Quell’altro che ne’ fianchi è così poco,
Michele Scotto fu, che veramente
de le magiche frode seppe ’l gioco. 117

Vedi Guido Bonatti; vedi Asdente,
ch’avere inteso al cuoio e a lo spago
ora vorrebbe, ma tardi si pente. 120


Vedi le triste che lasciaron l’ago,
la spuola e ’l fuso, e fecersi ’ndivine;
fecer malie con erbe e con imago. 123
“… L’altro dai magri fianchi  e` Michele  (chi come  il Signore? ) Scotto (malcotto,  venuto male)  che  conobbe  bene  le arti magiche  (alla corte di Federico II). E poi c’e` Guido (= uomo di selva) Bonatti  (= degli atti buoni al bianco, degli  atti cattivi  al nero);  vedi Asdente (= senza dente)  che  lascio` il mestiere di ciabattino  per quello  di indovino,  ma se ne penti` (troppo)  tardi. E vedi ancora  le  inique  donne  che  lasciarono  gli strumenti  femminili,  ago, spola e fuso, per diventare  maghe  e fecero malie  con erbe e figure…”

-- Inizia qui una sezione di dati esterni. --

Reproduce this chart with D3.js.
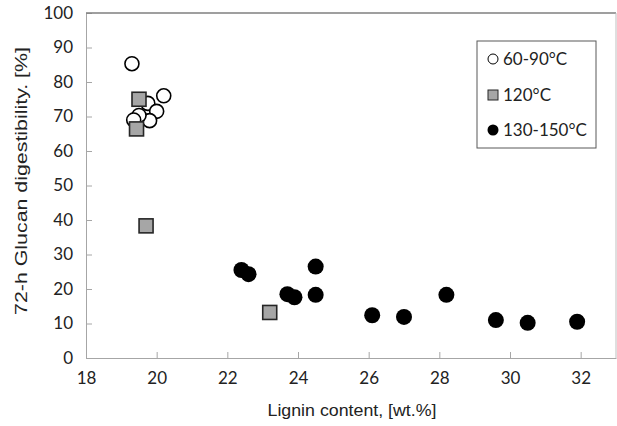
<!DOCTYPE html>
<html>
<head>
<meta charset="utf-8">
<script src="https://cdn.jsdelivr.net/npm/d3@7"></script>
<style>
  body { margin: 0; background: #fff; }
  .tick text { font-family: Lato, "Open Sans", sans-serif; font-size: 17px; fill: #222; }
  .title { font-family: "Liberation Sans", Arial, sans-serif; font-size: 17px; fill: #222; }
  .leg { font-family: Lato, "Open Sans", sans-serif; font-size: 17px; fill: #222; }
</style>
</head>
<body>
<svg id="chart" width="617" height="426"></svg>
<script>
// 60-90°C (open circles)
var lowX = [19.3, 20.2, 19.75, 20.0, 19.8, 19.5, 19.35];
var lowY = [85.3, 76.0, 73.8, 71.5, 68.8, 70.3, 69.0];
// 120°C (grey squares)
var midX = [19.5, 19.43, 19.7, 23.2];
var midY = [75.0, 66.4, 38.3, 13.2];
// 130-150°C (black circles)
var highX = [22.4, 22.6, 24.5, 23.7, 23.9, 24.5, 26.1, 27.0, 28.2, 29.6, 30.5, 31.9];
var highY = [25.5, 24.3, 26.5, 18.5, 17.6, 18.3, 12.4, 11.9, 18.3, 11.0, 10.2, 10.5];

var xTicks = [18, 20, 22, 24, 26, 28, 30, 32];
var yTicks = [0, 10, 20, 30, 40, 50, 60, 70, 80, 90, 100];
var legendLabels = ['60-90°C', '120°C', '130-150°C'];

var svg = d3.select('#chart');
var pLeft = 86, pRight = 616, pTop = 13, pBottom = 358;

var x = d3.scaleLinear().domain([18, 33]).range([pLeft, pRight]);
var y = d3.scaleLinear().domain([0, 100]).range([pBottom, pTop]);

// x axis, ticks pointing in
var gx = svg.append('g')
    .attr('transform', 'translate(0,' + pBottom + ')')
    .call(d3.axisBottom(x).tickValues(xTicks).tickSizeInner(-6).tickSizeOuter(0).tickPadding(14));
gx.select('.domain').attr('stroke', '#a6a6a6');
gx.selectAll('.tick line').attr('stroke', '#a6a6a6');

var gy = svg.append('g')
    .attr('transform', 'translate(' + pLeft + ',0)')
    .call(d3.axisLeft(y).tickValues(yTicks).tickSizeInner(-6).tickSizeOuter(0).tickPadding(13));
gy.select('.domain').attr('stroke', '#a6a6a6');
gy.selectAll('.tick line').attr('stroke', '#a6a6a6');

// top and right frame
svg.append('line').attr('x1', pLeft).attr('x2', pRight).attr('y1', pTop).attr('y2', pTop)
    .attr('stroke', '#7f7f7f').attr('stroke-width', 1.5);
svg.append('line').attr('x1', pRight).attr('x2', pRight).attr('y1', pTop).attr('y2', pBottom)
    .attr('stroke', '#bfbfbf').attr('stroke-width', 1);

// open circles
svg.append('g').selectAll('circle')
    .data(d3.range(lowX.length))
    .join('circle')
    .attr('cx', function(i){ return x(lowX[i]); })
    .attr('cy', function(i){ return y(lowY[i]); })
    .attr('r', 7)
    .attr('fill', '#fff')
    .attr('stroke', '#000')
    .attr('stroke-width', 1.6);

// grey squares
svg.append('g').selectAll('rect')
    .data(d3.range(midX.length))
    .join('rect')
    .attr('x', function(i){ return x(midX[i]) - 7; })
    .attr('y', function(i){ return y(midY[i]) - 7; })
    .attr('width', 14)
    .attr('height', 14)
    .attr('fill', '#a6a6a6')
    .attr('stroke', '#262626')
    .attr('stroke-width', 1.6);

// black circles
svg.append('g').selectAll('circle')
    .data(d3.range(highX.length))
    .join('circle')
    .attr('cx', function(i){ return x(highX[i]); })
    .attr('cy', function(i){ return y(highY[i]); })
    .attr('r', 8)
    .attr('fill', '#000');

// axis titles
svg.append('text').attr('class', 'title')
    .attr('x', 352).attr('y', 416)
    .attr('text-anchor', 'middle')
    .attr('textLength', 169)
    .attr('lengthAdjust', 'spacingAndGlyphs')
    .text('Lignin content, [wt.%]');

svg.append('text').attr('class', 'title')
    .attr('transform', 'translate(27,181) rotate(-90)')
    .attr('text-anchor', 'middle')
    .attr('textLength', 268)
    .attr('lengthAdjust', 'spacingAndGlyphs')
    .text('72-h Glucan digestibility. [%]');

// legend
var leg = svg.append('g');
leg.append('rect')
    .attr('x', 477).attr('y', 41).attr('width', 119).attr('height', 107)
    .attr('fill', '#fff').attr('stroke', '#595959').attr('stroke-width', 1);

var rowY = [59, 95, 130];
leg.append('circle').attr('cx', 493).attr('cy', rowY[0]).attr('r', 5)
    .attr('fill', '#fff').attr('stroke', '#000').attr('stroke-width', 1);
leg.append('rect').attr('x', 488).attr('y', rowY[1] - 5).attr('width', 10).attr('height', 10)
    .attr('fill', '#a6a6a6').attr('stroke', '#262626').attr('stroke-width', 1);
leg.append('circle').attr('cx', 493).attr('cy', rowY[2]).attr('r', 5.5)
    .attr('fill', '#000');

leg.selectAll('text')
    .data(legendLabels)
    .join('text')
    .attr('class', 'leg')
    .attr('x', 503)
    .attr('y', function(d, i){ return rowY[i]; })
    .attr('dy', '0.35em')
    .text(function(d){ return d; });
</script>
</body>
</html>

Ma vienne omai, ché già tiene ’l confine
d’amendue li emisperi e tocca l’onda
sotto Sobilia Caino e le spine; 126

e già iernotte fu la luna tonda:
ben ten de’ ricordar, ché non ti nocque
alcuna volta per la selva fonda". 129

Sì mi parlava, e andavamo introcque.

Ma ora basta, andiamo  via,  che`  l’immagine  di  Caino  (= acquisto)  con le spine  (che si forma sulla luna) tocca  i due  emisferi e sta per  sparire  sotto il mare  di Sobilia  (= Siviglia = citta` costruita su pali)  e gia` ieri c’e` stata  la luna  piena:  tu dovresti  ben ricordarla  perché  ti aiuto` quando  eri nella selva”.  Cosi` parla Virgilio  e intanto  vanno.